The template for this Fellowes-Carlei misfire is obviously Franco Zeffirelli’s 1968 picture, which broke ground by casting actual teens—Leonard Whiting and Olivia Hussey—as the doomed Veronese lovers. This one does likewise, with Hailee Steinfeld and Douglas Booth taking the roles. They’re both extremely pretty—as are the Italian locations, well caught in David Tatersall’s widescreen cinematography. But Steinfeld in particular can’t handle the verse, reciting her lines in a dull, insipid drone that sometimes trails off into mere mumble, and while Booth’s delivery is at least fairly clear, there’s no music to it. Both of them, moreover, appear more interested in their poses than their performances, a tendency that Carlei and Tatersall encourage not only with lingering close-ups (the first full view of each might have stepped off the pages of a glossy fashion magazine) but with sequences of the couple kissing in a sun-drenched meadow or snuggling in their marital bed, half-dressed of course. The result is a movie that feels like a pilot for a CW series—that network has started moving toward period pieces, after all. You’ve probably witnessed better performances than these in amateur mountings in high-school auditoriums.

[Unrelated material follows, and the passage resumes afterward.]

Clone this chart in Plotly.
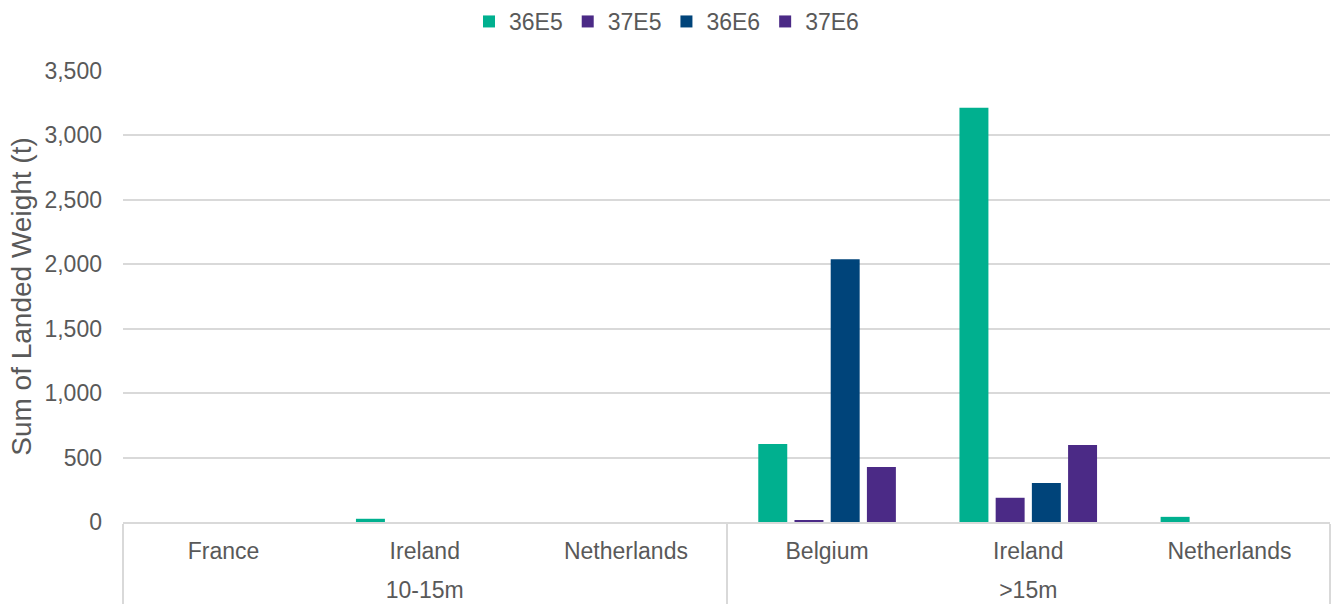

So what’s good about this misguided version of the play? The locations are lovely, to be sure, even if the ornate interiors and winding streets encourage too much vacuous running about and too many long-winded tracking shots. Carlo Poggioli’s costumes are exquisite. And some of the older actors offer winning turns. Paul Giamatti, for instance, strikes the right note as the lovable—if bumbling—Friar Laurence, who concocts the plot to keep the two lovebirds together that goes tragically awry. Though his recitation of the lines hardly evinces a classical tone, the genial delivery works. Lesley Manville, as Juliet’s querulous nurse, also registers well, though the decision to retain so much of the role—in comparison to other characters—might have been a miscalculation. Damian Lewis scores as Capulet, especially in the moment when he threatens his daughter with disinheritance unless she agrees to marry Paris. And Stellan Skarsgard brings authority to the stern prince whose city’s peace is being wracked by the family feud.
Among the younger actors, too, there is some compensation: Christian Cooke (Mercutio) and Ed Westwick (Tybalt) show intensity and energy—too much, perhaps, in the swordfights, which Carlei seems to have a fondness for without staging them terribly well, and Kodi Smit-McPhee has a few touching moments as a very young Benvolio. But otherwise, among young and older alike, mediocrity reigns. The nadir is certainly reached toward the close, when Benvolio, replacing Shakespeare’s Balthasar, arrives to inform the exiled Romeo of Juliet’s supposed demise. The problem isn’t just that Fellowes indulges in some rewriting here, but that he hands over some of the lines to a servant played so poorly that you could swear that the director enlisted an unsuspecting member of the crew to get into costume and do the scene. It is interesting, however, to see Leon Vitali, Stanley Kubrick’s erstwhile aide-de-camp (who played Lord Bullingdon in “Barry Lyndon” and took smaller roles in some of the director’s other films) show up as the apothecary. He’s no better an actor than he was years back—in truth he was never very good—but it’s nice to observe that he’s still functioning.
Shakespeare will survive this version of “Romeo and Juliet” just as he has Baz Luhrmann’s 1996 reimagining, which at least had the virtue of being imaginative. Carlei’s take on the play is just a traditional one badly realized, and as such it has plenty of company—like the recent DVD of Dominic Dromgoole’s 2009 staging at London’s restored Globe Theatre. Maybe it will appeal to teen girls; others need not investigate it. If you’re looking for this sort of flamboyant, youthful film version, Zeffirelli still holds pride of place.